Stärkung einer ortsnahen Rechtsprechung durch Amtsgerichte
Mit der Anhebung der Streitwertgrenze will das BMJ dem in den letzten Jahren zu beobachtenden ständigen Rückgang der Eingangszahlen bei den Amtsgerichten entgegenwirken. Während die Neuzugänge bei den Amtsgerichten in den frühen 1990er Jahren bei jährlich ca. 1.500.000 Neueingängen lag, ist diese Zahl im Jahr 2024 auf 773.000 zurückgegangen. Dieser Rückgang führte zu einer Schwächung insbesondere der kleineren Amtsgerichtsstandorte. Dieser Entwicklung will das BMJ entgegenwirken, denn insbesondere die Amtsgerichte gewähren nach Auffassung von Bundesjustizministerin Stefanie Hubig den Rechtssuchenden einen einfachen und schnellen Zugang zum Recht und damit einen ortsnahen Rechtsschutz.
Ausweitung der streitwertunabhängigen Zuständigkeiten
Nicht nur die deutliche Anhebung des Zuständigkeitsstreitwerts, sondern auch die Schaffung neuer streitwertunabhängiger Zuständigkeiten in Zivilsachen soll zu einer Stärkung der Amtsgerichte beitragen.
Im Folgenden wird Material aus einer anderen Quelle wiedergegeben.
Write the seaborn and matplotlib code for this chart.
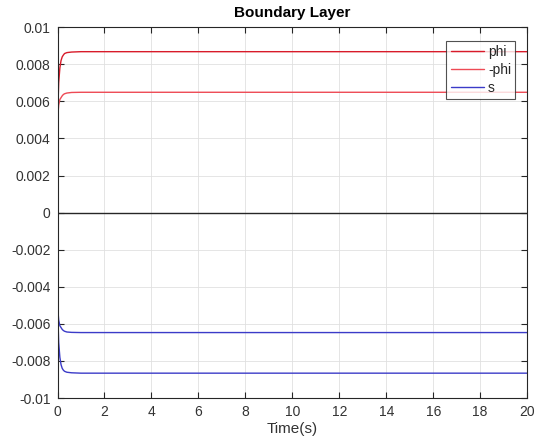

Nachbarrechtliche Streitigkeiten sollen nach § 23 Nr. 2e GVG (ähnlich der Regelung des § 23 Nr. 2c GVG für Ansprüche unter Wohnungseigentümern) streitwertunabhängig ausschließlich den Amtsgerichten zugewiesen werden. Die Neuregelung soll Beseitigungsansprüche, nachbarrechtliche Ausgleichsansprüche, deliktische Schadensersatzansprüche aus dem Nachbarschaftsverhältnis, Streitigkeiten um Nachbarwände, Grenzwände, Hammerschlag- und Leiterrechte sowie Licht- und Fensterrechte umfassen.
Mehr Spezialkammern bei den Landgerichten
Auch die Landgerichte sind von dem Reformvorhaben betroffen. Rechtsgebiete, die eine hohe Spezialisierung sowie eine besondere Fachkunde der Gerichte erfordern, sollen künftig vermehrt spezialisierten Kammern bei den Landgerichten zugewiesen werden. Gemäß § 71 Abs. 2 GVG-E sollen solche Verfahren künftig von Spezialkammern für Streitigkeiten aus Heilbehandlungen, Spezialkammern für Vergabesachen und für Veröffentlichungsstreitigkeiten (Rechtsverletzungen durch Veröffentlichungen im Internet und sonstigen Medien) geführt werden.
Künftig nachträgliche Änderungen von Kostenentscheidungen möglich
Ein neuer § 102 ZPO-E soll Gerichten die Möglichkeit eröffnen, nach Erlass eines Urteils oder eines Beschlusses hinsichtlich der Quotelung unrichtig gewordene Kostenentscheidungen nachträglich zu ändern.
Anpassung der Regelungen zur Verbraucherschlichtung
Schließlich sieht der Gesetzentwurf Anpassungen bei der Verbraucherschlichtung vor, nachdem die Europäische Plattform zur Online-Streitbeilegung (nicht zu verwechseln mit dem EU-Verbraucherschlichtungsverfahren) wegen geringer Nutzerzahlen zum 20.7.2025 eingestellt wird. Die Regelungen zur Zusammenarbeit der Verbraucherschlichtungsstellen mit der Europäischen Plattform zur Online-Streitbeilegung können damit entfallen.
Inkrafttreten
Der wesentliche Teil der Reform soll zum 1.1.2026 in Kraft treten. Auf diese Weise soll den Gerichten die notwendige Zeit verschafft werden, sich auf die geänderten Zuständigkeiten sachlich und personell einzustellen. Die Änderungen zur Kostenentscheidung sollen erst ab dem 1.7.2026 gültig sein, um das Risiko einer möglichen echten Rückwirkung zu vermeiden. Lediglich die Änderungen zur Verbraucherschlichtung sollen bereits ab dem 1. Tag nach der Verkündung gelten.